Note: The footprint is an illustrative teaching case following book convention (Ch. 10.2c), not real tick data — tick-level order flow is not freely available. The numbers illustrate the mechanics; they are not a trading signal. The risk disclosure applies.
The proof: volume without price effect
The signature of absorption is three things that appear together:
- Maximum volume, minimum progress. The level with the largest activity (5118) moves the price the least. The greatest effort meets the smallest effect.
- Delta divergence. The delta is deeply negative while the price refuses to fall. Aggression and direction part ways.
- The bar closes against its delta.
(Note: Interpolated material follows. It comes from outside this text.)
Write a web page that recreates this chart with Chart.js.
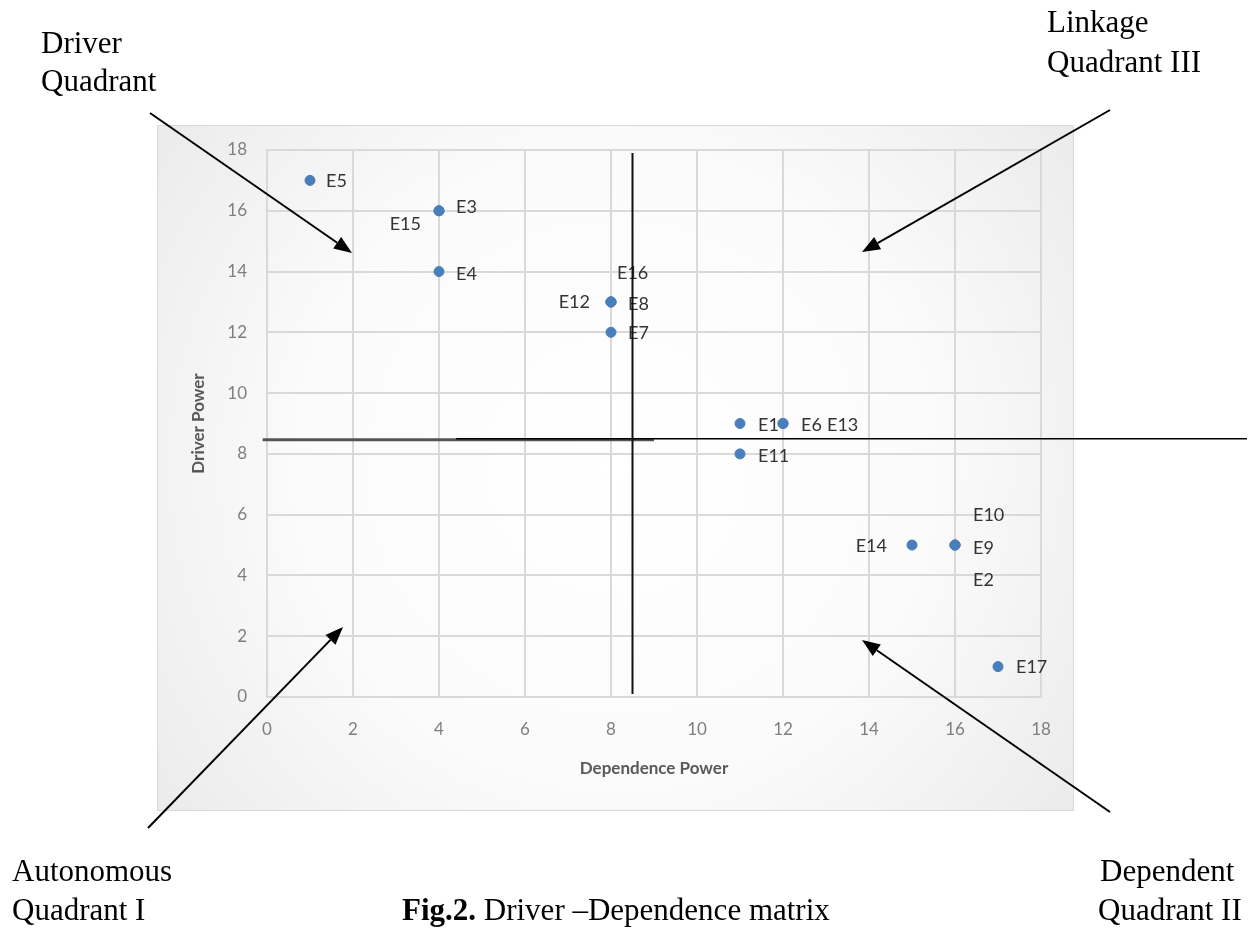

A total delta of −315 says "the sellers were more aggressive" — the close near the high says "and lost anyway."
When the strongest selling pressure no longer moves the price, the other side is bigger. It just shows itself not aggressively but passively — as a wall the supply runs into. This is exactly what the daily candle hides: it shows a long wick and calls it "rejection." The footprint shows who did the rejecting, and at what size.
When absorption misleads
Absorption is a thesis, not a guarantee. Four things devalue it if you read it blindly:
- One bar is no proof. Absorption needs confirmation — the next bar has to hold the intake, with a higher low and follow-through buying. Without follow-through it was only a pause.
- The absorber can be overrun. Sometimes the passive order is not large enough. Then the price breaks through after all, and the supposed floor becomes a trap. Size beats size.
- Context decides. Absorption at a random level is noise. At a Value Area Low, a POC or an accumulation range it is a signal. Order flow without the layers above it is blind.
- Thin liquidity deceives. In illiquid phases, small prints look like absorption without being it. Magnitude only counts relative to the instrument's normal turnover.
Back to the deep-red delta. The beginner reads aggression as direction: a lot of selling, so down. The professional reads aggression against effect: a lot of selling, no progress, so someone bigger is standing there. Volume alone says nothing. Only the question "what did it move?" turns numbers into a reading — and a red wall into a floor.